I would forget about optimal and instead look for a good enough solution. Probably make only the big dots, straight line segments of little dots, and dots at intersections into elements, and then try to form groups based on proximity to the big dots (have groupings prefer little dots that are far away from other big dots).
In my problem there are no big dots.
Like, finding the optimal path that hits every pellet from the get-go? Basically a hamiltonian path? But the pellets don't come anywhere close to forming a fully-connected graph. The vast majority of pellets cannot be adjacent in such a path. Most pellets only connect to 2 others.

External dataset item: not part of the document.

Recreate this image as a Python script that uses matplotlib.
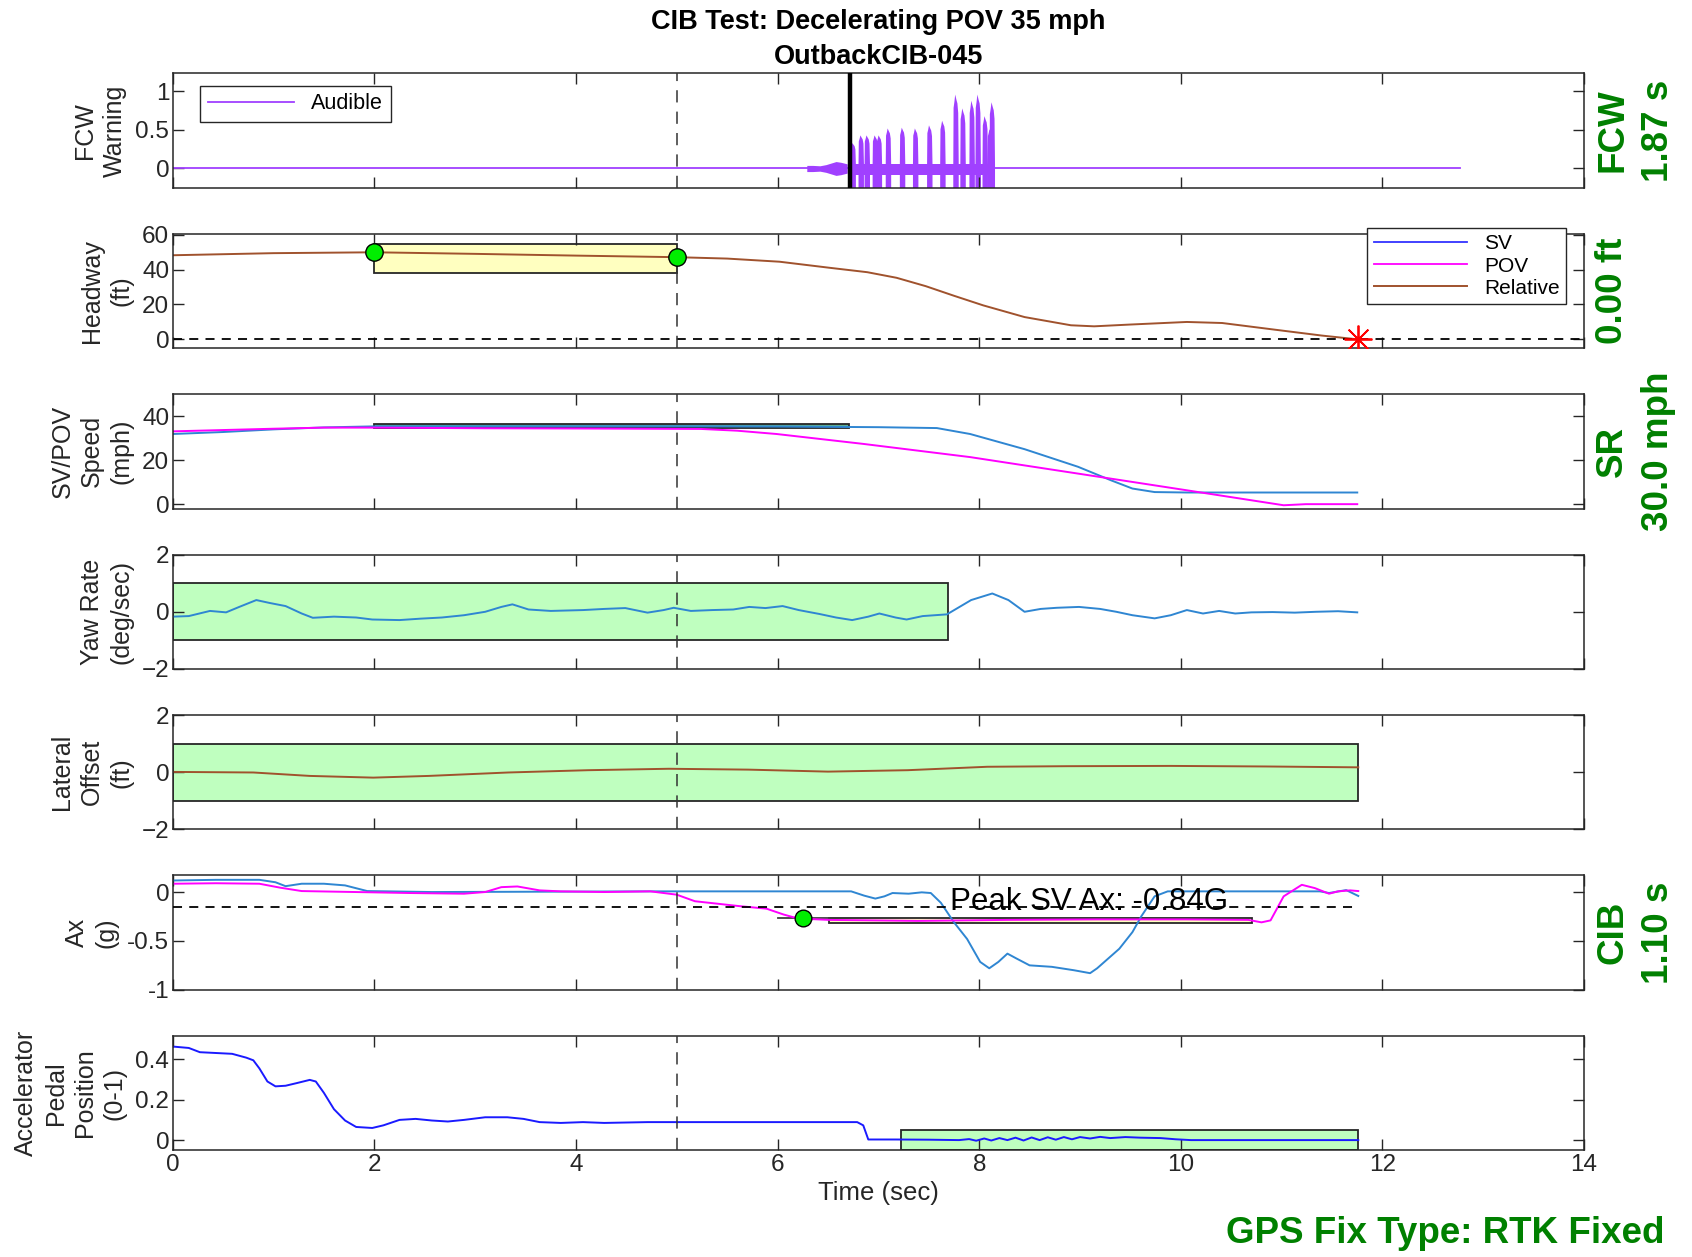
import numpy as np
import matplotlib
matplotlib.use("Agg")
import matplotlib.pyplot as plt
from matplotlib.patches import Rectangle

plt.rcParams['font.family'] = ['Liberation Sans', 'DejaVu Sans']

# ---- data ----
# FCW audible warning (envelope of the beep bursts)
fcw_line_end = 12.77
fcw_alert_t = 6.72
noise_t = [6.29, 6.35, 6.42, 6.48, 6.53, 6.58, 6.63, 6.69]
noise_amp = [0.04, 0.04, 0.035, 0.05, 0.07, 0.09, 0.08, 0.06]
pulse_t = [6.75, 6.83, 6.89, 6.97, 7.01, 7.10, 7.24, 7.37, 7.51, 7.64, 7.77, 7.84, 7.93, 7.99, 8.06, 8.11, 8.13]
pulse_peak = [0.33, 0.43, 0.43, 0.43, 0.43, 0.52, 0.53, 0.52, 0.56, 0.62, 0.96, 0.78, 0.88, 0.96, 0.68, 0.51, 0.86]
burst_span = (6.72, 8.14)

# headway (relative range, ft)
hw_t = [0.0, 1.0, 2.0, 3.0, 4.0, 5.0, 5.5, 6.02, 6.52, 6.89, 7.18, 7.47, 7.75, 8.04, 8.45, 8.91, 9.14, 9.49, 10.06, 10.41, 10.93, 11.40, 11.76]
hw_rel = [48.2, 49.4, 49.9, 49.0, 48.0, 47.1, 46.3, 44.5, 41.0, 38.5, 35.3, 30.5, 25.0, 19.5, 12.8, 8.1, 7.5, 8.5, 10.0, 9.4, 5.6, 2.2, 0.0]
hw_box = (2.0, 5.0, 38.0, 54.5)
hw_dots_t = [2.0, 5.0]
hw_dots_v = [49.9, 47.1]
hw_impact = (11.76, 0.0)

# speeds (mph)
sv_spd_t = [0.0, 0.5, 1.0, 1.5, 2.03, 3.0, 4.0, 5.0, 6.0, 7.0, 7.58, 7.91, 8.45, 8.98, 9.31, 9.52, 9.74, 10.06, 11.75]
sv_spd = [31.9, 32.8, 34.0, 34.9, 35.4, 35.4, 35.4, 35.4, 35.3, 35.0, 34.6, 31.9, 25.0, 17.0, 10.8, 7.1, 5.5, 5.3, 5.3]
pov_spd_t = [0.0, 0.5, 1.0, 1.5, 2.0, 3.1, 4.0, 5.24, 5.6, 5.99, 6.85, 7.91, 8.98, 10.06, 11.02, 11.24, 11.75]
pov_spd = [33.1, 33.7, 34.3, 34.8, 34.8, 34.5, 34.4, 34.2, 33.4, 31.9, 27.4, 21.4, 13.9, 6.3, -0.5, 0.0, 0.0]
spd_box = (2.0, 6.71, 34.5, 36.5)

# yaw rate (deg/sec)
yaw_t = [0.0, 0.16, 0.37, 0.53, 0.66, 0.83, 0.96, 1.12, 1.28, 1.39, 1.60, 1.82, 1.98, 2.25, 2.46, 2.67,
         2.89, 3.10, 3.26, 3.37, 3.53, 3.75, 4.07, 4.28, 4.49, 4.71, 4.87, 4.97, 5.14, 5.35, 5.56, 5.72,
         5.88, 6.05, 6.21, 6.42, 6.58, 6.74, 6.90, 7.01, 7.17, 7.28, 7.44, 7.68, 7.92, 8.13, 8.29, 8.45,
         8.61, 8.77, 8.99, 9.20, 9.36, 9.52, 9.74, 9.90, 10.06, 10.22, 10.38, 10.54, 10.70, 10.91, 11.13,
         11.34, 11.56, 11.75]
yaw = [-0.17, -0.15, 0.03, -0.02, 0.17, 0.41, 0.31, 0.20, -0.06, -0.21, -0.17, -0.20, -0.27, -0.29, -0.24, -0.20,
       -0.12, 0.0, 0.17, 0.26, 0.08, 0.03, 0.06, 0.10, 0.13, -0.03, 0.06, 0.14, 0.03, 0.06, 0.08, 0.17,
       0.13, 0.20, 0.06, -0.08, -0.20, -0.29, -0.17, -0.06, -0.20, -0.27, -0.15, -0.09, 0.41, 0.64, 0.41, 0.0,
       0.10, 0.14, 0.17, 0.10, 0.0, -0.12, -0.23, -0.12, 0.06, -0.06, 0.03, -0.06, -0.02, -0.01, -0.03,
       0.0, 0.02, -0.02]
yaw_box = (0.0, 7.69, -1.0, 1.0)

# lateral offset (ft)
lat_t = [0.01, 0.80, 1.36, 1.99, 2.54, 3.33, 4.12, 4.92, 5.71, 6.50, 7.29, 8.08, 8.87, 9.90, 10.85, 11.76]
lat = [0.01, -0.01, -0.13, -0.19, -0.13, -0.01, 0.07, 0.12, 0.09, 0.02, 0.07, 0.19, 0.21, 0.22, 0.20, 0.17]
lat_box = (0.0, 11.76, -1.0, 1.0)

# longitudinal acceleration (g)
sv_ax_t = [0.0, 0.43, 0.86, 1.02, 1.12, 1.28, 1.50, 1.71, 1.93, 2.14, 2.57, 4.74, 6.73, 6.86, 6.97, 7.06,
           7.14, 7.30, 7.43, 7.52, 7.62, 7.75, 7.88, 8.01, 8.10, 8.19, 8.28, 8.37, 8.50, 8.72, 8.94, 9.10,
           9.17, 9.39, 9.52, 9.61, 9.74, 9.87, 11.38, 11.47, 11.64, 11.76]
sv_ax = [0.118, 0.125, 0.125, 0.10, 0.06, 0.085, 0.085, 0.068, 0.01, 0.007, 0.0, 0.007, 0.007, -0.037, -0.067, -0.044,
         -0.01, -0.017, -0.003, -0.01, -0.11, -0.31, -0.48, -0.715, -0.78, -0.715, -0.63, -0.68, -0.75, -0.765, -0.80, -0.83,
         -0.78, -0.58, -0.41, -0.245, -0.044, 0.007, 0.007, -0.01, 0.02, -0.04]
pov_ax_t = [0.0, 0.43, 0.86, 1.07, 1.28, 1.82, 2.35, 2.89, 3.10, 3.26, 3.42, 3.64, 3.85, 4.28, 4.74, 5.0,
            5.18, 5.62, 5.89, 6.06, 6.20, 6.51, 7.39, 8.28, 9.17, 10.05, 10.67, 10.80, 10.89, 11.02, 11.20,
            11.33, 11.47, 11.56, 11.68, 11.76]
pov_ax = [0.085, 0.09, 0.085, 0.044, 0.01, 0.0, -0.01, -0.017, 0.0, 0.05, 0.057, 0.017, 0.007, 0.0, 0.007, -0.027,
          -0.094, -0.144, -0.17, -0.23, -0.27, -0.285, -0.295, -0.285, -0.28, -0.28, -0.285, -0.31, -0.29, -0.044, 0.074,
          0.04, -0.017, 0.007, 0.017, 0.01]
ax_thresh = -0.15
ax_box = (6.51, 10.71, -0.32, -0.262)
ax_dot = (6.25, -0.27)
peak_label = "Peak SV Ax: -0.84G"

# accelerator pedal position (0-1)
ped_t = [0.0, 0.16, 0.27, 0.43, 0.59, 0.73, 0.80, 0.86, 0.94, 1.02, 1.12, 1.23, 1.36, 1.42, 1.50, 1.60, 1.71,
         1.82, 1.98, 2.09, 2.25, 2.41, 2.57, 2.73, 2.89, 3.10, 3.32, 3.48, 3.64, 3.85, 4.07, 4.28, 4.71, 5.78,
         6.79, 6.85, 6.90, 7.17, 7.5, 7.8, 7.9, 7.97, 8.05, 8.12, 8.2, 8.28, 8.36, 8.44, 8.52, 8.6, 8.68,
         8.76, 8.84, 8.92, 9.0, 9.1, 9.2, 9.3, 9.45, 9.6, 9.8, 9.95, 10.1, 11.76]
ped = [0.463, 0.456, 0.435, 0.431, 0.427, 0.408, 0.395, 0.355, 0.29, 0.266, 0.269, 0.282, 0.298, 0.29, 0.234, 0.153, 0.097,
       0.065, 0.06, 0.073, 0.10, 0.105, 0.097, 0.092, 0.10, 0.113, 0.113, 0.105, 0.089, 0.085, 0.089, 0.085, 0.089, 0.089,
       0.089, 0.073, 0.003, 0.003, 0.002, 0.0, 0.005, -0.003, 0.008, -0.002, 0.01, 0.0, 0.012, -0.002, 0.013, 0.0, 0.014,
       0.002, 0.015, 0.004, 0.015, 0.008, 0.016, 0.01, 0.015, 0.012, 0.01, 0.004, 0.0, 0.0]
ped_box = (7.22, 11.76, -0.05, 0.05)

# ---- colours ----
c_aud = '#a040ff'
c_sv = '#2f86d2'
c_pov = '#ff00ff'
c_rel = '#a0522d'
c_ped = '#1a1aff'
c_green = '#008000'
c_box_g = '#bfffbf'
c_box_y = '#ffffc0'

fig = plt.figure(figsize=(16.92, 12.57), dpi=100)
W, H = 1568.0, 1165.0
left, width = 160 / W, 1308 / W
tops = [68 + 148.67 * k for k in range(7)]
axes = [fig.add_axes([left, 1 - (t + 106) / H, width, 106 / H]) for t in tops]


def style(ax, ylim, yticks, ylabel, labels=False):
    ax.set_xlim(0, 14)
    ax.set_ylim(*ylim)
    ax.set_xticks(range(0, 15, 2))
    ax.set_yticks(yticks)
    ax.tick_params(direction='in', length=8, width=1, top=True, right=True, pad=2.5,
                   labelsize=17.5, colors='#262626', labelbottom=labels)
    for s in ax.spines.values():
        s.set_color('#262626')
        s.set_linewidth(1.1)
    ax.set_ylabel(ylabel, fontsize=18, color='#262626', linespacing=1.3, labelpad=6)
    ax.axvline(5, color='#333333', lw=1.1, ls=(0, (8, 6)), zorder=4)


def box(ax, b, face):
    ax.add_patch(Rectangle((b[0], b[2]), b[1] - b[0], b[3] - b[2], facecolor=face,
                           edgecolor='#262626', lw=1.3, zorder=1))


def side(ax, txt):
    ax.text(1.008, 0.5, txt, transform=ax.transAxes, rotation=90, ha='left', va='center',
            multialignment='center', fontsize=26.5, fontweight='bold', color=c_green, linespacing=1.4)


# FCW warning
ax = axes[0]
aud, = ax.plot([0, fcw_line_end], [0, 0], color=c_aud, lw=1.3, label='Audible')
ax.fill_between(noise_t, [-a for a in noise_amp], noise_amp, color=c_aud, lw=0)
ax.fill_between(burst_span, [-0.09, -0.09], [0.06, 0.06], color=c_aud, lw=0)
for t, p in zip(pulse_t, pulse_peak):
    ax.fill([t - 0.027, t - 0.024, t - 0.016, t - 0.008, t + 0.004, t + 0.014, t + 0.022, t + 0.027,
             t + 0.027, t - 0.027],
            [0.05, p * 0.82, p * 0.9, p, p * 0.93, p * 0.88, p * 0.75, 0.05, -0.4, -0.4],
            color=c_aud, lw=0)
ax.axvline(fcw_alert_t, color='black', lw=3.2, zorder=5)
style(ax, (-0.25, 1.235), [0, 0.5, 1], 'FCW\nWarning')
ax.set_yticklabels(['0', '0.5', '1'])
ax.legend(handles=[aud], loc='upper left', bbox_to_anchor=(0.012, 0.985), fontsize=15.5,
          handlelength=4.0, fancybox=False, edgecolor='#262626', framealpha=1, borderpad=0.35)
side(ax, 'FCW\n1.87 s')
ax.set_title('CIB Test: Decelerating POV 35 mph\nOutbackCIB-045', fontsize=19.5, fontweight='bold',
             linespacing=1.45, pad=7)

# headway
ax = axes[1]
box(ax, hw_box, c_box_y)
l1, = ax.plot([], [], color='#3333ff', lw=1.3, label='SV')
l2, = ax.plot([], [], color=c_pov, lw=1.3, label='POV')
l3, = ax.plot(hw_t, hw_rel, color=c_rel, lw=1.4, label='Relative', zorder=2)
ax.axhline(0, color='black', lw=1.3, ls=(0, (5, 4)), zorder=2)
ax.plot(hw_dots_t, hw_dots_v, 'o', ms=12.5, mfc='#00ee00', mec='black', mew=1, zorder=5)
ax.plot([hw_impact[0]], [hw_impact[1]], marker=(8, 2, 0), ms=20, color='red', mew=1.3, zorder=5)
style(ax, (-5, 60.5), [0, 20, 40, 60], 'Headway\n(ft)')
ax.legend(handles=[l1, l2, l3], loc='upper right', bbox_to_anchor=(0.9945, 1.14), fontsize=15,
          handlelength=4.5, labelspacing=0.15, fancybox=False, edgecolor='#262626', framealpha=1,
          borderpad=0.3)
side(ax, '0.00 ft')

# speed
ax = axes[2]
box(ax, spd_box, '#5fb08f')
ax.plot(sv_spd_t, sv_spd, color=c_sv, lw=1.4, zorder=2)
ax.plot(pov_spd_t, pov_spd, color=c_pov, lw=1.4, zorder=2)
style(ax, (-2, 50), [0, 20, 40], 'SV/POV\nSpeed\n(mph)')
side(ax, 'SR\n30.0 mph')

# yaw rate
ax = axes[3]
box(ax, yaw_box, c_box_g)
ax.plot(yaw_t, yaw, color=c_sv, lw=1.4, zorder=2)
style(ax, (-2, 2), [-2, 0, 2], 'Yaw Rate\n(deg/sec)')

# lateral offset
ax = axes[4]
box(ax, lat_box, c_box_g)
ax.plot(lat_t, lat, color=c_rel, lw=1.4, zorder=2)
style(ax, (-2, 2), [-2, 0, 2], 'Lateral\nOffset\n(ft)')

# Ax
ax = axes[5]
box(ax, ax_box, c_box_y)
ax.plot([6.0, ax_box[0]], [ax_box[3], ax_box[3]], color='#404040', lw=1.3, zorder=2)
ax.plot(sv_ax_t, sv_ax, color=c_sv, lw=1.4, zorder=2)
ax.plot(pov_ax_t, pov_ax, color=c_pov, lw=1.4, zorder=2)
ax.plot([0, 11.76], [ax_thresh, ax_thresh], color='black', lw=1.3, ls=(0, (5, 4)), zorder=3)
ax.plot([ax_dot[0]], [ax_dot[1]], 'o', ms=12, mfc='#00ee00', mec='black', mew=1, zorder=5)
ax.text(7.71, -0.1, peak_label, fontsize=22.5, va='center', ha='left', color='black', zorder=6)
style(ax, (-1, 0.17), [-1, -0.5, 0], 'Ax\n(g)')
ax.set_yticklabels(['-1', '-0.5', '0'])
side(ax, 'CIB\n1.10 s')

# pedal
ax = axes[6]
box(ax, ped_box, c_box_g)
ax.plot(ped_t, ped, color=c_ped, lw=1.4, zorder=2)
style(ax, (-0.05, 0.516), [0, 0.2, 0.4], 'Accelerator\nPedal\nPosition\n(0-1)', labels=True)
ax.set_yticklabels(['0', '0.2', '0.4'])
ax.set_xlabel('Time (sec)', fontsize=18.5, color='#262626', labelpad=4)

fig.text(0.984, 0.019, 'GPS Fix Type: RTK Fixed', ha='right', va='center', fontsize=26.5,
         fontweight='bold', color=c_green)

fig.savefig('out.png', dpi=100)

If that's indeed what FerranMG is trying to do, then yeah I would definitely abandon that brute-force approach. In fact, it can't even work because afaik you can't actually create such a path on most pacman boards. It's impossible to visit every pellet only once; you'll have to occasionally walk over spots where you've already eaten the pellet. Intersections contain a pellet in the middle of them, which means you could never visit an intersection twice. Since there are multiple intersections, and they have more than 2 ways in/out, you cannot solve a pacman board by visiting every pellet-vertex only one time.
In other words, I don't think that's a good way to model the problem, as I understand it. I'm sure I'm missing something since not much was explained.
I'm looking for an optimal path that hits every pellet, yeah.
It's not a hamiltonian path, though. Depending on how you look at it (I mean, depending on what is the definition of a state in this problem):
1) if the states are just the PacMan location, then you are allowed to be in the same state twice.
2) if the states contain, for example, the PacMan location and the location of all the remaining dots, then you would not be allowed to revisit a state, but also you would not need to visit all the nodes in the tree that represents the state space.
Just wanted to chime in here and say that this problem is more difficult than you probably think it is and usually just a good approximation is fine. That being said, if you really want to do pathfinding for pacman eating n dots, then you should represent each "edge dot" (dots that have no neighbour on one side or junction points) on your map as a node with edge weights between them being a tuple storing the amount of squares to move through to get there and dots that exists on the path between. Then you can just run normal pathfinding using
Djikstra. You'll need to mark each node with the cost of movement and dots eaten to get there via each path. Once a node has been visited with a number of dots eaten > n, you don't need to move on from it. Your solution is the path to the node with the smallest dot count >= n.
Quick and dirty explanation and there's probably a cleaner way to explain and implement but whatever, it's not a trivial problem. If you just want decent behaviour, you could do a greedy algorithm, just pick the path that minimises distance and dots eaten each time.
It's not really but you can definitely model each sequence of dots as a path. It gets messier than standard pathfinding also because path cost effectively increases after traversing once.
I'm required to find the optimal solution, and I've also to use A*. I know a good approximation would be easier, but for this case it's ok if the algorithm spends even hours finding the optimal path for a large number of dots in the board.
So, what I'm going to try now is to ditch the former approach (ie, create and store all the permutations of n dots).
Instead, I will try to define each state as the location of the PacMan and the remaining number of dots. Each state (or node) will have a g values (number of moves that takes for the PacMan to get to that state), and h value (an heuristic, that would be for example the number of remaining dots, or maybe the minimum Manhattan distance to eat all dots (both of them are admissible)), and run the A* algorithm using as the final state one of the n possible states in that PacMan eats the last dot on the board.
I anyone is interested, I'll let you know how it goes.

If I haven't made myself clear in any point, feel free to ask.